**DATASET CONTENT**
· · · · ·

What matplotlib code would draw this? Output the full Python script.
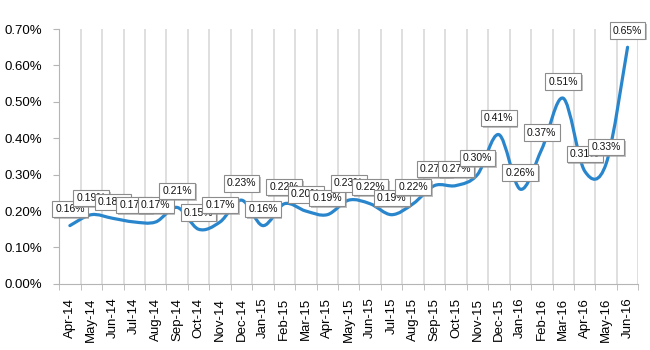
import numpy as np
import matplotlib
matplotlib.use("Agg")
import matplotlib.pyplot as plt
import matplotlib.patheffects as pe
from matplotlib.path import Path
from matplotlib.patches import PathPatch
from matplotlib.ticker import FuncFormatter, FixedLocator

months = ["Apr-14", "May-14", "Jun-14", "Jul-14", "Aug-14", "Sep-14", "Oct-14", "Nov-14",
          "Dec-14", "Jan-15", "Feb-15", "Mar-15", "Apr-15", "May-15", "Jun-15", "Jul-15",
          "Aug-15", "Sep-15", "Oct-15", "Nov-15", "Dec-15", "Jan-16", "Feb-16", "Mar-16",
          "Apr-16", "May-16", "Jun-16"]
rates = [0.16, 0.19, 0.18, 0.17, 0.17, 0.21, 0.15, 0.17, 0.23, 0.16, 0.22, 0.20, 0.19,
         0.23, 0.22, 0.19, 0.22, 0.27, 0.27, 0.30, 0.41, 0.26, 0.37, 0.51, 0.31, 0.33, 0.65]

plt.rcParams["font.family"] = ["Liberation Sans", "DejaVu Sans"]

fig = plt.figure(figsize=(6.5, 3.5), dpi=100)
ax = fig.add_axes([0.091, 0.189, 0.891, 0.728])

x = np.arange(len(rates))
y = np.array(rates)

# smoothed line (Excel style bezier)
verts = [(x[0], y[0])]
codes = [Path.MOVETO]
for i in range(len(x) - 1):
    p0 = (x[i - 1], y[i - 1]) if i > 0 else (x[i], y[i])
    p1 = (x[i], y[i])
    p2 = (x[i + 1], y[i + 1])
    p3 = (x[i + 2], y[i + 2]) if i + 2 < len(x) else p2
    c1 = (p1[0] + (p2[0] - p0[0]) / 6, p1[1] + (p2[1] - p0[1]) / 6)
    c2 = (p2[0] - (p3[0] - p1[0]) / 6, p2[1] - (p3[1] - p1[1]) / 6)
    verts += [c1, c2, p2]
    codes += [Path.CURVE4] * 3
ax.add_patch(PathPatch(Path(verts, codes), fill=False, edgecolor="#2a86cc", lw=2.3,
                       capstyle="round", joinstyle="round", zorder=3))

for xi, yi in zip(x, y):
    t = ax.annotate(f"{yi:.2f}%", (xi, yi), xytext=(0, 12), textcoords="offset points",
                    ha="center", va="center", fontsize=7.5, zorder=5, color="#111111",
                    bbox=dict(boxstyle="square,pad=0.3", fc="white", ec="#8c8c8c", lw=0.8))
    t.get_bbox_patch().set_path_effects([
        pe.SimplePatchShadow(offset=(1.2, -1.2), shadow_rgbFace="#999999", alpha=0.6),
        pe.Normal()])

ax.set_xlim(-0.5, len(x) - 0.5)
ax.set_ylim(0, 0.70)
ax.set_xticks(x)
ax.set_xticklabels(months, rotation=90, fontsize=9.5)
ax.xaxis.set_minor_locator(FixedLocator(np.arange(-0.5, len(x), 1)))
ax.tick_params(axis="x", which="major", length=0, pad=10)
ax.tick_params(axis="x", which="minor", length=4, color="#b5b5b5", direction="out")
ax.set_yticks(np.arange(0, 0.71, 0.1))
ax.yaxis.set_major_formatter(FuncFormatter(lambda v, p: f"{v:.2f}%"))
ax.tick_params(axis="y", labelsize=9.5, length=4, color="#b5b5b5", pad=8)
ax.grid(axis="x", which="minor", color="#d9d9d9", lw=1.2)
ax.set_axisbelow(True)
for s in ["top", "right"]:
    ax.spines[s].set_visible(False)
for s in ["left", "bottom"]:
    ax.spines[s].set_color("#b5b5b5")

fig.savefig("out.png", dpi=100)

· · · · ·

Pictures are excluded; copy all other data exactly as shown.

**EXERCISE OUTPUT**
What matplotlib code would draw this? Output the full Python script.
import numpy as np
import matplotlib
matplotlib.use("Agg")
import matplotlib.pyplot as plt
import matplotlib.patheffects as pe
from matplotlib.path import Path
from matplotlib.patches import PathPatch
from matplotlib.ticker import FuncFormatter, FixedLocator

months = ["Apr-14", "May-14", "Jun-14", "Jul-14", "Aug-14", "Sep-14", "Oct-14", "Nov-14",
          "Dec-14", "Jan-15", "Feb-15", "Mar-15", "Apr-15", "May-15", "Jun-15", "Jul-15",
          "Aug-15", "Sep-15", "Oct-15", "Nov-15", "Dec-15", "Jan-16", "Feb-16", "Mar-16",
          "Apr-16", "May-16", "Jun-16"]
rates = [0.16, 0.19, 0.18, 0.17, 0.17, 0.21, 0.15, 0.17, 0.23, 0.16, 0.22, 0.20, 0.19,
         0.23, 0.22, 0.19, 0.22, 0.27, 0.27, 0.30, 0.41, 0.26, 0.37, 0.51, 0.31, 0.33, 0.65]

plt.rcParams["font.family"] = ["Liberation Sans", "DejaVu Sans"]

fig = plt.figure(figsize=(6.5, 3.5), dpi=100)
ax = fig.add_axes([0.091, 0.189, 0.891, 0.728])

x = np.arange(len(rates))
y = np.array(rates)

# smoothed line (Excel style bezier)
verts = [(x[0], y[0])]
codes = [Path.MOVETO]
for i in range(len(x) - 1):
    p0 = (x[i - 1], y[i - 1]) if i > 0 else (x[i], y[i])
    p1 = (x[i], y[i])
    p2 = (x[i + 1], y[i + 1])
    p3 = (x[i + 2], y[i + 2]) if i + 2 < len(x) else p2
    c1 = (p1[0] + (p2[0] - p0[0]) / 6, p1[1] + (p2[1] - p0[1]) / 6)
    c2 = (p2[0] - (p3[0] - p1[0]) / 6, p2[1] - (p3[1] - p1[1]) / 6)
    verts += [c1, c2, p2]
    codes += [Path.CURVE4] * 3
ax.add_patch(PathPatch(Path(verts, codes), fill=False, edgecolor="#2a86cc", lw=2.3,
                       capstyle="round", joinstyle="round", zorder=3))

for xi, yi in zip(x, y):
    t = ax.annotate(f"{yi:.2f}%", (xi, yi), xytext=(0, 12), textcoords="offset points",
                    ha="center", va="center", fontsize=7.5, zorder=5, color="#111111",
                    bbox=dict(boxstyle="square,pad=0.3", fc="white", ec="#8c8c8c", lw=0.8))
    t.get_bbox_patch().set_path_effects([
        pe.SimplePatchShadow(offset=(1.2, -1.2), shadow_rgbFace="#999999", alpha=0.6),
        pe.Normal()])

ax.set_xlim(-0.5, len(x) - 0.5)
ax.set_ylim(0, 0.70)
ax.set_xticks(x)
ax.set_xticklabels(months, rotation=90, fontsize=9.5)
ax.xaxis.set_minor_locator(FixedLocator(np.arange(-0.5, len(x), 1)))
ax.tick_params(axis="x", which="major", length=0, pad=10)
ax.tick_params(axis="x", which="minor", length=4, color="#b5b5b5", direction="out")
ax.set_yticks(np.arange(0, 0.71, 0.1))
ax.yaxis.set_major_formatter(FuncFormatter(lambda v, p: f"{v:.2f}%"))
ax.tick_params(axis="y", labelsize=9.5, length=4, color="#b5b5b5", pad=8)
ax.grid(axis="x", which="minor", color="#d9d9d9", lw=1.2)
ax.set_axisbelow(True)
for s in ["top", "right"]:
    ax.spines[s].set_visible(False)
for s in ["left", "bottom"]:
    ax.spines[s].set_color("#b5b5b5")

fig.savefig("out.png", dpi=100)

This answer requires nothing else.